Exercise | Give the data below again exactly as it stands. Omit the pictures.

Data block |
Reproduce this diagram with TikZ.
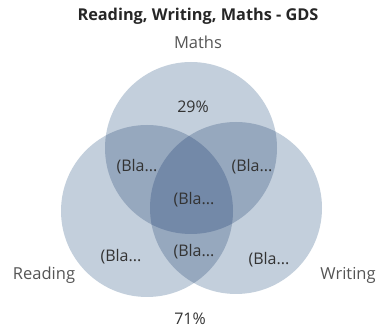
\documentclass[tikz,border=0pt]{standalone}
\usepackage{fontspec}
\setmainfont{Open Sans}
\definecolor{one}{HTML}{C3CFDC}
\definecolor{two}{HTML}{96A8BE}
\definecolor{three}{HTML}{7389A8}
\definecolor{txt}{HTML}{333333}
\definecolor{lbl}{HTML}{555555}
\begin{document}
\begin{tikzpicture}[x=1pt,y=-1pt,
  val/.style={text=txt,font=\fontsize{16}{18}\selectfont,inner sep=0pt},
  cat/.style={text=lbl,font=\fontsize{16.5}{19}\selectfont,inner sep=0pt},
  ttl/.style={text=black!85,font=\bfseries\fontsize{16.3}{19}\selectfont,inner sep=0pt}]
\useasboundingbox (0,0) rectangle (378,331);
\def\rr{86}
\coordinate (M) at (191,148);
\coordinate (R) at (147,211);
\coordinate (W) at (236,208);
\fill[one] (M) circle (\rr);
\fill[one] (R) circle (\rr);
\fill[one] (W) circle (\rr);
\begin{scope}\clip (M) circle (\rr); \fill[two] (R) circle (\rr); \fill[two] (W) circle (\rr);\end{scope}
\begin{scope}\clip (R) circle (\rr); \fill[two] (W) circle (\rr);\end{scope}
\begin{scope}\clip (M) circle (\rr); \clip (R) circle (\rr); \fill[three] (W) circle (\rr);\end{scope}
\node[ttl] (title) at (198,16) {Reading, Writing, Maths - GDS};
\node[cat] (maths) at (198,42) {Maths};
\node[cat] (reading) at (44,275) {Reading};
\node[cat] (writing) at (348,275) {Writing};
\node[val] (m) at (193,107) {29\%};
\node[val] (rm) at (137,167) {(Bla...};
\node[val] (mw) at (252,167) {(Bla...};
\node[val] (rmw) at (194,200) {(Bla...};
\node[val] (rw) at (194,252) {(Bla...};
\node[val] (r) at (121,257) {(Bla...};
\node[val] (w) at (269,260) {(Bla...};
\node[val] (none) at (190,319) {71\%};
\end{tikzpicture}
\end{document}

Answer for this exercise |
Reproduce this diagram with TikZ.
\documentclass[tikz,border=0pt]{standalone}
\usepackage{fontspec}
\setmainfont{Open Sans}
\definecolor{one}{HTML}{C3CFDC}
\definecolor{two}{HTML}{96A8BE}
\definecolor{three}{HTML}{7389A8}
\definecolor{txt}{HTML}{333333}
\definecolor{lbl}{HTML}{555555}
\begin{document}
\begin{tikzpicture}[x=1pt,y=-1pt,
  val/.style={text=txt,font=\fontsize{16}{18}\selectfont,inner sep=0pt},
  cat/.style={text=lbl,font=\fontsize{16.5}{19}\selectfont,inner sep=0pt},
  ttl/.style={text=black!85,font=\bfseries\fontsize{16.3}{19}\selectfont,inner sep=0pt}]
\useasboundingbox (0,0) rectangle (378,331);
\def\rr{86}
\coordinate (M) at (191,148);
\coordinate (R) at (147,211);
\coordinate (W) at (236,208);
\fill[one] (M) circle (\rr);
\fill[one] (R) circle (\rr);
\fill[one] (W) circle (\rr);
\begin{scope}\clip (M) circle (\rr); \fill[two] (R) circle (\rr); \fill[two] (W) circle (\rr);\end{scope}
\begin{scope}\clip (R) circle (\rr); \fill[two] (W) circle (\rr);\end{scope}
\begin{scope}\clip (M) circle (\rr); \clip (R) circle (\rr); \fill[three] (W) circle (\rr);\end{scope}
\node[ttl] (title) at (198,16) {Reading, Writing, Maths - GDS};
\node[cat] (maths) at (198,42) {Maths};
\node[cat] (reading) at (44,275) {Reading};
\node[cat] (writing) at (348,275) {Writing};
\node[val] (m) at (193,107) {29\%};
\node[val] (rm) at (137,167) {(Bla...};
\node[val] (mw) at (252,167) {(Bla...};
\node[val] (rmw) at (194,200) {(Bla...};
\node[val] (rw) at (194,252) {(Bla...};
\node[val] (r) at (121,257) {(Bla...};
\node[val] (w) at (269,260) {(Bla...};
\node[val] (none) at (190,319) {71\%};
\end{tikzpicture}
\end{document}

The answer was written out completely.